Pray Boldly, Trust Courageously

Willow Creek | June 28, 2021

This past weekend, Ed Ollie Jr. concluded Courage Calling: Lessons from Joshua with a message called “Courage to Pray Big Prayers.” Throughout his message, Ed hit home this key point: the courage of my prayers reveals God’s position in my life. The stronger our relationship with God and the more trust we have in Him, the deeper and bolder our prayers can be. 


It can be hard to pray bold prayers, can’t it, even if we attend church regularly, pray often, and include God in most aspects of our lives? Our life experiences have made us cynical; we’ve seen prayers answered in different ways than we would have liked: loved ones passed, addictions raged on, and children remained astray. 


It’s easy to find the darkness, but what about the light? We might feel some of our prayers hit the ceiling and bounce back, but what about the times God did more than we could ever even ask? Who was given a death sentence but was healed? Who had been an addict for thirty years then found sobriety? What prodigals have returned home to their parent’s open arms? Those stories are there–through church members, friends, or maybe in our own families. Our God is still a God of miracles and He’s ready to do more. Do we have the courage to ask for it?


In Mark 11:24, Jesus says, “Therefore I tell you, whatever you ask for in prayer, believe that you have received it, and it will be yours.” When we pray, we must believe. When we pray for healing, we must see the healing. When we pray for sobriety, we must picture what it can look like. When we pray for our children to come home, let’s set a spot at the table. 

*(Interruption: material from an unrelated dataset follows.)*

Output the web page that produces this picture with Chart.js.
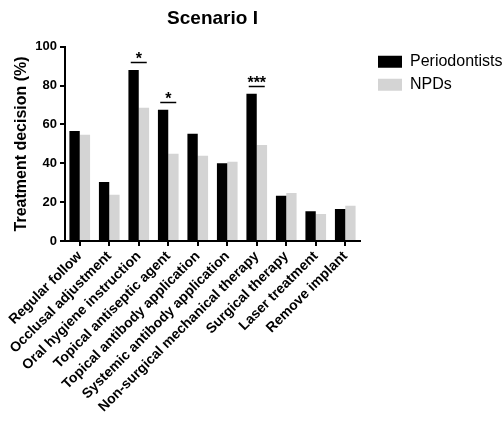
<!DOCTYPE html>
<html>
<head>
<meta charset="utf-8">
<script src="https://cdn.jsdelivr.net/npm/chart.js@4/dist/chart.umd.min.js"></script>
<style>
  html, body { margin: 0; padding: 0; background: #fff; }
  canvas { display: block; }
</style>
</head>
<body>
<canvas id="chart" width="502" height="421"></canvas>
<script>
// Treatment options considered in Scenario I
const categories = [
  'Regular follow',
  'Occlusal adjustment',
  'Oral hygiene instruction',
  'Topical antiseptic agent',
  'Topical antibody application',
  'Systemic antibody application',
  'Non-surgical mechanical therapy',
  'Surgical therapy',
  'Laser treatment',
  'Remove implant'
];

// Share of respondents choosing each option (%)
const periodontists = [56.6, 30.4, 88.0, 67.6, 55.2, 40.1, 75.8, 23.3, 15.3, 16.5];
const npds = [54.7, 23.8, 68.6, 44.9, 43.9, 40.8, 49.4, 24.7, 13.9, 18.2];

// Y axis tick values
const yTicks = [0, 20, 40, 60, 80, 100];

// Group differences marked as significant
const sigCategories = ['Oral hygiene instruction', 'Topical antiseptic agent', 'Non-surgical mechanical therapy'];
const sigLabels = ['*', '*', '***'];

const FONT = "'Liberation Sans', Arial, Helvetica, sans-serif";
Chart.defaults.font.family = FONT;
Chart.defaults.color = '#000';

// Draws the significance bracket and stars above each marked pair
const significancePlugin = {
  id: 'significance',
  afterDatasetsDraw(chart) {
    const ctx = chart.ctx;
    const xScale = chart.scales.x;
    const metaA = chart.getDatasetMeta(0);
    const metaB = chart.getDatasetMeta(1);
    ctx.save();
    sigCategories.forEach((cat, k) => {
      const i = categories.indexOf(cat);
      if (i < 0) return;
      const cx = xScale.getPixelForValue(i);
      const top = Math.min(metaA.data[i].y, metaB.data[i].y);
      const lineY = Math.round(top - 8) + 0.5;
      ctx.strokeStyle = '#000';
      ctx.lineWidth = 1.5;
      ctx.beginPath();
      ctx.moveTo(cx - 8, lineY);
      ctx.lineTo(cx + 8, lineY);
      ctx.stroke();
      ctx.fillStyle = '#000';
      ctx.font = 'bold 16px ' + FONT;
      ctx.textAlign = 'center';
      ctx.textBaseline = 'alphabetic';
      ctx.fillText(sigLabels[k], cx, lineY + 1.5);
    });
    ctx.restore();
  }
};

// Moves the legend a little further from the plot area and lets it use the free space on the right
const legendOffsetPlugin = {
  id: 'legendOffset',
  afterLayout(chart) {
    if (chart.legend) {
      chart.legend.left += 11;
      chart.legend.right = chart.width;
    }
  }
};

new Chart(document.getElementById('chart'), {
  type: 'bar',
  data: {
    labels: categories,
    datasets: [
      {
        label: 'Periodontists',
        data: periodontists,
        backgroundColor: '#000000',
        borderWidth: 0
      },
      {
        label: 'NPDs',
        data: npds,
        backgroundColor: '#d4d4d4',
        borderWidth: 0
      }
    ]
  },
  options: {
    responsive: false,
    animation: false,
    devicePixelRatio: 1,
    layout: { padding: { left: 0, right: 22, top: 0, bottom: 0 } },
    datasets: {
      bar: { categoryPercentage: 0.7, barPercentage: 1.0 }
    },
    plugins: {
      title: {
        display: true,
        text: 'Scenario I',
        color: '#000',
        fullSize: false,
        font: { size: 19, weight: 'bold' },
        padding: { top: 7, bottom: 17 }
      },
      legend: {
        position: 'right',
        align: 'start',
        fullSize: false,
        labels: {
          boxWidth: 24,
          boxHeight: 12,
          padding: 7,
          color: '#000',
          font: { size: 16 }
        }
      },
      tooltip: { enabled: false }
    },
    scales: {
      x: {
        offset: true,
        afterFit(s) {
          s.height = 180;
          s.paddingLeft = 0;
          s.paddingRight = 0;
        },
        ticks: {
          color: '#000',
          font: { size: 14, weight: 'bold' },
          maxRotation: 45,
          minRotation: 45,
          autoSkip: false,
          padding: 2
        },
        grid: {
          display: true,
          offset: false,
          drawOnChartArea: false,
          drawTicks: true,
          tickLength: 5,
          color: '#000',
          lineWidth: 2
        },
        border: { display: true, color: '#000', width: 2 }
      },
      y: {
        min: 0,
        max: 100,
        afterBuildTicks(s) {
          s.ticks = yTicks.map(v => ({ value: v }));
        },
        afterFit(s) {
          s.width = 65;
          s.paddingTop = 0;
          s.paddingBottom = 0;
        },
        ticks: {
          color: '#000',
          font: { size: 13, weight: 'bold' },
          padding: 3
        },
        grid: {
          display: true,
          drawOnChartArea: false,
          drawTicks: true,
          tickLength: 5,
          color: '#000',
          lineWidth: 2
        },
        border: { display: true, color: '#000', width: 2 },
        title: {
          display: true,
          text: 'Treatment decision (%)',
          color: '#000',
          font: { size: 16, weight: 'bold' },
          padding: { top: 12, bottom: 0 }
        }
      }
    }
  },
  plugins: [significancePlugin, legendOffsetPlugin]
});
</script>
</body>
</html>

When we pray boldly, we’re calling on the awesome power of God, the same God who sent the plagues, raised the dead, and conquered all Evil. He’s still in the miracle business. Trust in Him, remember what He’s already done, see the victory, then pray boldly. We’re not just praying for a quick recovery; we’re praying when the doctors go in to remove the tumor, they’ll find the tumor already gone. We’re not praying our friend or family member gets into recovery; we’re praying their craving for drugs or alcohol miraculously disappears. We’re not praying for our astray children to come home “someday;” we’re praying our children join us on the 4th of July and that we can celebrate having them home with us. 


Let’s pray boldly. Let’s pray bravely. Let’s pray like God has done miracles before and that He can do them again. 


And when our bold prayers aren’t answered, even after believing and hoping, let’s remember what Jesus taught the masses to pray in Matthew 6:10: “Your Kingdom come, Your will be done on earth as it is in Heaven.” When we pray boldly, let’s also trust boldly. Our God has a plan, and we don’t know what it is, but we know we can trust Him, because He’s never failed us. We believe He can do all things, we believe He can satisfy every need and heal every heart, and that’s why we pray boldly, but we also trust in His plan, to where if our prayers aren’t answered the way we would like, that won’t hinder us from praying boldly again and again and again. “May Your will be done–not mine;” only the deepest trust on earth can add those words to the end of a prayer. 


Friends, let’s be courageous enough to ask for the unthinkable, believe in the unfathomable, and trust in the redemptive plan of El Shaddai–our Lord God Almighty.